Researchers propose Adaptive Multi-Teacher Routing (ATR) to address the cost and reliability challenges in training universal machine learning interatomic potentials (uMLIPs). ATR reformulates high-fidelity data construction as a structure-wise decision problem, using multiple pretrained uMLIP teachers to estimate prediction reliability.
- The method combines structural descriptors, teacher identity, and inter-teacher disagreement to calibrate teachers against a small set of real r²SCAN labels.
- It selects high-confidence predictions for pseudo-label generation while rejecting structures where no teacher is sufficiently reliable.
- Using only 0.2% of candidate structures for real labels, ATR distills 2.89 million traceable r²SCAN-level pseudo-labels for pretraining.

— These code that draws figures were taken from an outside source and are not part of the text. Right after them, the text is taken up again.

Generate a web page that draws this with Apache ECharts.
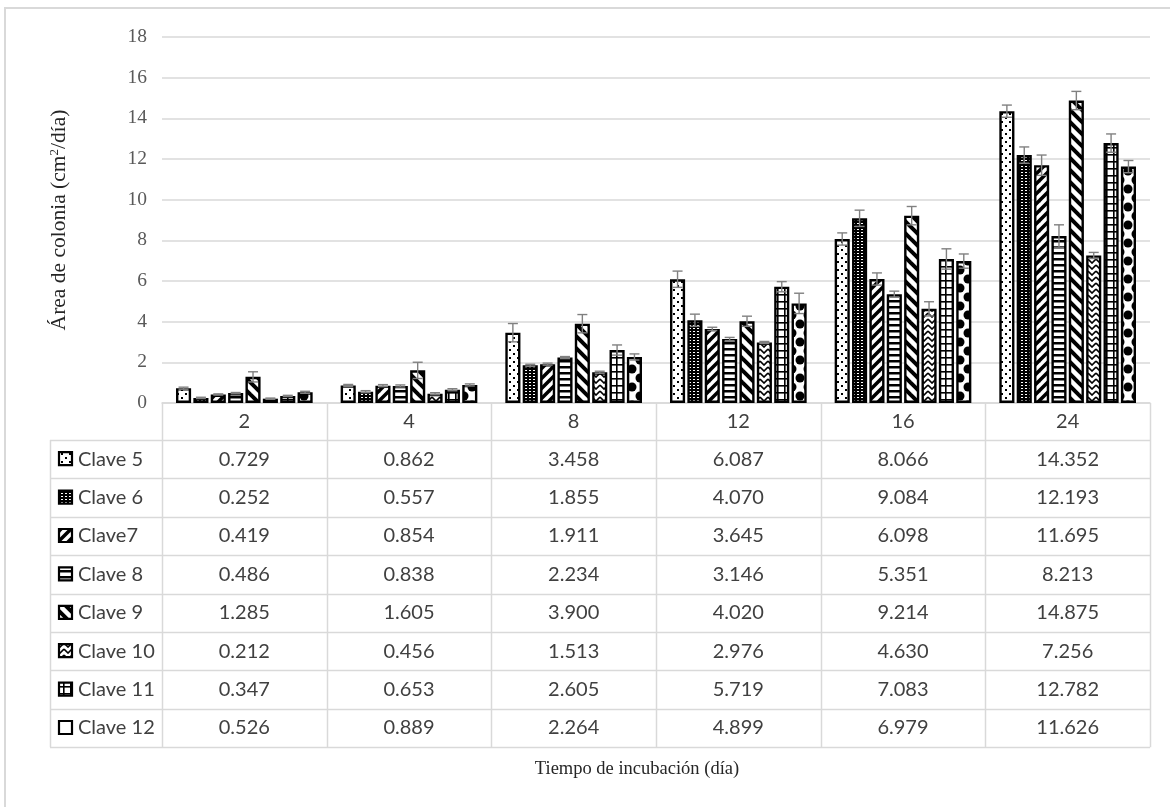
<!DOCTYPE html>
<html>
<head>
<meta charset="utf-8">
<script src="https://cdn.jsdelivr.net/npm/echarts@6/dist/echarts.min.js"></script>
<style>
html,body{margin:0;padding:0;background:#fff;}
#chart{width:1170px;height:807px;}
</style>
</head>
<body>
<div id="chart"></div>
<script>
// ---------------- DATA ----------------
const categories = ['2', '4', '8', '12', '16', '24'];
const seriesNames = ['Clave 5', 'Clave 6', 'Clave7', 'Clave 8', 'Clave 9', 'Clave 10', 'Clave 11', 'Clave 12'];
const clave5  = [0.729, 0.862, 3.458, 6.087, 8.066, 14.352];
const clave6  = [0.252, 0.557, 1.855, 4.070, 9.084, 12.193];
const clave7  = [0.419, 0.854, 1.911, 3.645, 6.098, 11.695];
const clave8  = [0.486, 0.838, 2.234, 3.146, 5.351, 8.213];
const clave9  = [1.285, 1.605, 3.900, 4.020, 9.214, 14.875];
const clave10 = [0.212, 0.456, 1.513, 2.976, 4.630, 7.256];
const clave11 = [0.347, 0.653, 2.605, 5.719, 7.083, 12.782];
const clave12 = [0.526, 0.889, 2.264, 4.899, 6.979, 11.626];
// error bar half-lengths
const err5  = [0.05, 0.05, 0.45, 0.40, 0.30, 0.30];
const err6  = [0.03, 0.05, 0.05, 0.30, 0.40, 0.40];
const err7  = [0.03, 0.05, 0.05, 0.08, 0.30, 0.50];
const err8  = [0.03, 0.05, 0.05, 0.08, 0.15, 0.55];
const err9  = [0.25, 0.40, 0.45, 0.25, 0.45, 0.45];
const err10 = [0.03, 0.05, 0.05, 0.05, 0.35, 0.15];
const err11 = [0.03, 0.05, 0.25, 0.25, 0.50, 0.45];
const err12 = [0.05, 0.05, 0.15, 0.50, 0.35, 0.30];
const yMin = 0, yMax = 18, yStep = 2;

const values = [clave5, clave6, clave7, clave8, clave9, clave10, clave11, clave12];
const errors = [err5, err6, err7, err8, err9, err10, err11, err12];

// ---------------- PATTERNS ----------------
function tile(w, h, draw) {
  const c = document.createElement('canvas');
  c.width = w; c.height = h;
  const g = c.getContext('2d');
  g.fillStyle = '#fff'; g.fillRect(0, 0, w, h);
  g.fillStyle = '#000'; g.strokeStyle = '#000';
  draw(g, w, h);
  return { image: c, repeat: 'repeat' };
}
function disc(g, x, y, r) { g.beginPath(); g.arc(x, y, r, 0, Math.PI * 2); g.fill(); }
const patterns = [
  // Clave 5: dots
  tile(8, 8, g => { g.fillRect(1, 1, 2, 2); g.fillRect(5, 5, 2, 2); }),
  // Clave 6: dense dark with white specks
  tile(4, 3, g => { g.fillRect(0, 0, 4, 3); g.fillStyle = '#fff'; g.fillRect(1, 1, 2, 1); }),
  // Clave 7: wide upward diagonal
  tile(10, 10, g => { g.lineWidth = 3.5; for (let k = -10; k <= 10; k += 10) { g.beginPath(); g.moveTo(k - 2, 12); g.lineTo(k + 12, -2); g.stroke(); } }),
  // Clave 8: horizontal stripes
  tile(4, 6, g => { g.fillRect(0, 0, 4, 2.5); }),
  // Clave 9: wide downward diagonal
  tile(12, 12, g => { g.lineWidth = 4; for (let k = -12; k <= 12; k += 12) { g.beginPath(); g.moveTo(k - 2, -2); g.lineTo(k + 14, 14); g.stroke(); } }),
  // Clave 10: zigzag chevrons
  tile(8, 6, g => { g.lineWidth = 1.6; g.beginPath(); g.moveTo(0, 1); g.lineTo(4, 5); g.lineTo(8, 1); g.stroke(); }),
  // Clave 11: grid
  tile(7, 7, g => { g.fillRect(0, 0, 7, 1.6); g.fillRect(0, 0, 1.6, 7); }),
  // Clave 12: spheres
  tile(16, 18, g => {
    disc(g, 8, 9, 4.5);
    disc(g, 0, 0, 4.5); disc(g, 16, 0, 4.5); disc(g, 0, 18, 4.5); disc(g, 16, 18, 4.5);
  })
];
const keyFills = patterns.slice(0, 7).concat(['#fff']);

// ---------------- LAYOUT ----------------
const gridLeft = 162, gridRight = 1150, gridTop = 37, axisY = 403;
const N = seriesNames.length;
const CAT_GAP = 0.17, BAR_GAP = 0.15;
const rowTop = 440, rowH = 38.4, legendLeft = 50;
const colW = (gridRight - gridLeft) / categories.length;
const grayLine = '#d9d9d9';
const tableFont = 'Lato, "Open Sans", sans-serif';
const serif = '"Liberation Serif", "Times New Roman", serif';

const series = [];
values.forEach((vals, i) => {
  series.push({
    name: seriesNames[i], type: 'bar', data: vals,
    barCategoryGap: (CAT_GAP * 100) + '%', barGap: (BAR_GAP * 100) + '%',
    itemStyle: { color: patterns[i], borderColor: '#000', borderWidth: 2.4 },
    emphasis: { disabled: true }, z: 2
  });
});
values.forEach((vals, i) => {
  series.push({
    type: 'custom', z: 5, silent: true,
    data: vals.map((v, j) => [j, v, errors[i][j]]),
    renderItem: function (params, api) {
      const cat = api.value(0), v = api.value(1), e = api.value(2);
      const c = api.coord([cat, v]);
      const band = api.size([1, 0])[0];
      const avail = band * (1 - CAT_GAP);
      const bw = avail / (N + (N - 1) * BAR_GAP);
      const x = c[0] - avail / 2 + i * bw * (1 + BAR_GAP) + bw / 2;
      const yHi = api.coord([cat, v + e])[1];
      const yLo = api.coord([cat, v - e])[1];
      const hw = 5;
      const st = { stroke: '#808080', lineWidth: 1.4 };
      return {
        type: 'group', children: [
          { type: 'line', shape: { x1: x, y1: yHi, x2: x, y2: yLo }, style: st },
          { type: 'line', shape: { x1: x - hw, y1: yHi, x2: x + hw, y2: yHi }, style: st },
          { type: 'line', shape: { x1: x - hw, y1: yLo, x2: x + hw, y2: yLo }, style: st }
        ]
      };
    }
  });
});

// ---------------- TABLE (graphic) ----------------
const graphics = [];
graphics.push({ type: 'rect', shape: { x: 5, y: 8, width: 1300, height: 900 }, style: { fill: null, stroke: grayLine, lineWidth: 2 }, silent: true, z: 0 });
const tableBottom = rowTop + rowH * N;
for (let k = 0; k <= N; k++) {
  const y = Math.round(rowTop + rowH * k) + 0.5;
  graphics.push({ type: 'line', shape: { x1: legendLeft, y1: y, x2: gridRight, y2: y }, style: { stroke: grayLine, lineWidth: 1.5 }, silent: true });
}
graphics.push({ type: 'line', shape: { x1: legendLeft + 0.5, y1: rowTop, x2: legendLeft + 0.5, y2: tableBottom }, style: { stroke: grayLine, lineWidth: 1.5 }, silent: true });
for (let k = 0; k <= categories.length; k++) {
  const x = Math.round(gridLeft + colW * k) + 0.5;
  graphics.push({ type: 'line', shape: { x1: x, y1: axisY, x2: x, y2: tableBottom }, style: { stroke: grayLine, lineWidth: 1.5 }, silent: true });
}
values.forEach((vals, i) => {
  const cy = rowTop + rowH * (i + 0.5);
  graphics.push({ type: 'rect', shape: { x: 59, y: cy - 7, width: 13, height: 13 }, style: { fill: keyFills[i], stroke: '#000', lineWidth: 2.2 }, silent: true });
  graphics.push({ type: 'text', x: 78, y: cy, style: { text: seriesNames[i], font: '20px ' + tableFont, fill: '#404040', textAlign: 'left', textVerticalAlign: 'middle' }, silent: true });
  vals.forEach((v, j) => {
    graphics.push({ type: 'text', x: gridLeft + colW * (j + 0.5), y: cy, style: { text: v.toFixed(3), font: '20px ' + tableFont, fill: '#404040', textAlign: 'center', textVerticalAlign: 'middle' }, silent: true });
  });
});
graphics.push({ type: 'text', x: 637, y: 769, style: { text: 'Tiempo de incubación (día)', font: '18.5px ' + serif, fill: '#262626', textAlign: 'center', textVerticalAlign: 'middle' }, silent: true });

const chart = echarts.init(document.getElementById('chart'), null, { renderer: 'canvas' });
chart.setOption({
  animation: false,
  backgroundColor: '#fff',
  grid: { left: gridLeft, right: 1170 - gridRight, top: gridTop, bottom: 807 - axisY, containLabel: false },
  xAxis: {
    type: 'category', data: categories,
    axisLine: { show: true, lineStyle: { color: grayLine, width: 1.5 } },
    axisTick: { show: false },
    axisLabel: { fontFamily: tableFont, fontSize: 20, color: '#404040', margin: 9 },
    splitLine: { show: false }
  },
  yAxis: {
    type: 'value', min: yMin, max: yMax, interval: yStep,
    name: 'Área de colonia (cm{sup|2}/día)',
    nameLocation: 'middle', nameGap: 92, nameRotate: 90,
    nameTextStyle: { fontFamily: serif, fontSize: 21.5, color: '#262626',
      rich: { sup: { fontFamily: serif, fontSize: 13, color: '#262626', verticalAlign: 'top', padding: [0, 0, 8, 0] } } },
    axisLine: { show: false }, axisTick: { show: false },
    axisLabel: { fontFamily: serif, fontSize: 19.5, color: '#595959', margin: 15 },
    splitLine: { lineStyle: { color: grayLine, width: 1.5 } }
  },
  series: series,
  graphic: graphics
});
</script>
</body>
</html>
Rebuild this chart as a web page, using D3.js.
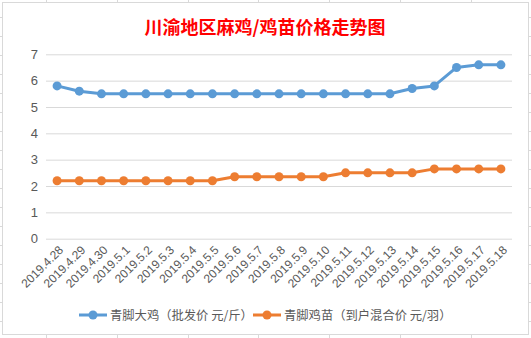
<!DOCTYPE html>
<html><head><meta charset="utf-8">
<script src="https://cdn.jsdelivr.net/npm/d3@7"></script>
<style>html,body{margin:0;padding:0;background:#fff;}svg{display:block;}</style>
</head><body>
<script>
const categories = ["2019.4.28","2019.4.29","2019.4.30","2019.5.1","2019.5.2","2019.5.3","2019.5.4","2019.5.5","2019.5.6","2019.5.7","2019.5.8","2019.5.9","2019.5.10","2019.5.11","2019.5.12","2019.5.13","2019.5.14","2019.5.15","2019.5.16","2019.5.17","2019.5.18"];
const seriesNames = ["青脚大鸡（批发价 元/斤）","青脚鸡苗（到户混合价 元/羽）"];
const bigChicken = [5.8,5.6,5.5,5.5,5.5,5.5,5.5,5.5,5.5,5.5,5.5,5.5,5.5,5.5,5.5,5.5,5.7,5.8,6.5,6.6,6.6];
const chicks = [2.2,2.2,2.2,2.2,2.2,2.2,2.2,2.2,2.35,2.35,2.35,2.35,2.35,2.5,2.5,2.5,2.5,2.65,2.65,2.65,2.65];
const yTicks = [0,1,2,3,4,5,6,7];
const colors = ["#5b9bd5","#ed7d31"];
const title = "川渝地区麻鸡/鸡苗价格走势图";

const W = 531, H = 338;
const svg = d3.select("body").append("svg").attr("width", W).attr("height", H);

// spreadsheet grid outside chart
const grid = svg.append("g").attr("stroke","#d9d9d9").attr("stroke-width",1);
d3.range(17, H, 19).forEach(y => {
  grid.append("line").attr("x1",0).attr("x2",2).attr("y1",y+0.5).attr("y2",y+0.5);
  grid.append("line").attr("x1",529).attr("x2",W).attr("y1",y+0.5).attr("y2",y+0.5);
});
d3.range(46, W, 70.8).forEach(x => {
  const xx = Math.round(x)+0.5;
  grid.append("line").attr("x1",xx).attr("x2",xx).attr("y1",0).attr("y2",2);
  grid.append("line").attr("x1",xx).attr("x2",xx).attr("y1",335).attr("y2",H);
});
// chart frame
svg.append("rect").attr("x",2.5).attr("y",2.5).attr("width",526).attr("height",332)
  .attr("fill","#fff").attr("stroke","#d9d9d9").attr("stroke-width",1);

const x = d3.scaleBand().domain(categories).range([46,512]);
const y = d3.scaleLinear().domain([0,7]).range([238.7,54.3]);
const cx = d => x(d) + x.bandwidth()/2;

// title
svg.append("text").attr("x",265).attr("y",34).attr("text-anchor","middle")
  .attr("font-family","'Noto Sans CJK SC'").attr("font-size",18).attr("font-weight","bold")
  .attr("fill","#ff0000").text(title);

// gridlines + y axis
const yAxis = d3.axisLeft(y).tickValues(yTicks).tickSize(-(512-46)).tickFormat(d3.format("d")).tickPadding(8);
const gy = svg.append("g").attr("transform","translate(46,0)").call(yAxis);
gy.select(".domain").remove();
gy.selectAll(".tick line").attr("stroke","#d9d9d9").attr("stroke-width",1);
gy.selectAll(".tick text").attr("fill","#595959").attr("font-size",13)
  .attr("font-family","'Liberation Sans', Arial, sans-serif");

// x axis labels
const xAxis = d3.axisBottom(x).tickSize(0).tickPadding(0);
const gx = svg.append("g").attr("transform","translate(0,238.7)").call(xAxis);
gx.select(".domain").remove();
gx.selectAll(".tick text")
  .attr("fill","#595959").attr("font-size",12)
  .attr("font-family","'Liberation Sans', Arial, sans-serif")
  .attr("text-anchor","end")
  .attr("dy",null)
  .attr("transform","translate(7,12) rotate(-45)");

// lines
[bigChicken, chicks].forEach((vals, i) => {
  const line = d3.line().x((d,j) => cx(categories[j])).y(d => y(d));
  svg.append("path").datum(vals).attr("d", line).attr("fill","none")
    .attr("stroke", colors[i]).attr("stroke-width",3).attr("stroke-linejoin","round");
  svg.append("g").selectAll("circle").data(vals).join("circle")
    .attr("cx",(d,j)=>cx(categories[j])).attr("cy",d=>y(d)).attr("r",4.5)
    .attr("fill",colors[i]);
});

// legend
const legendX = [79, 253];
const legY = 315;
seriesNames.forEach((name,i) => {
  const g = svg.append("g");
  g.append("line").attr("x1",legendX[i]).attr("x2",legendX[i]+28).attr("y1",legY).attr("y2",legY)
    .attr("stroke",colors[i]).attr("stroke-width",3);
  g.append("circle").attr("cx",legendX[i]+14).attr("cy",legY).attr("r",4.5).attr("fill",colors[i]);
  g.append("text").attr("x",legendX[i]+31).attr("y",legY+4.5).attr("font-size",12.3)
    .attr("font-family","'Noto Sans CJK SC'").attr("fill","#595959").text(name);
});
</script>
</body></html>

- A lightweight CHGNet trained on this dataset consistently outperforms baseline and non-routed controls on held-out r²SCAN structures and the MP-r²SCAN benchmark.
- Finite-temperature molecular dynamics shows improved dynamical robustness, maintaining stable trajectories where baseline simulations undergo catastrophic structural collapse.
These results establish active rejection as an effective mechanism for converting multiple pretrained uMLIPs into a scalable and reliable data-construction system for high-fidelity potentials.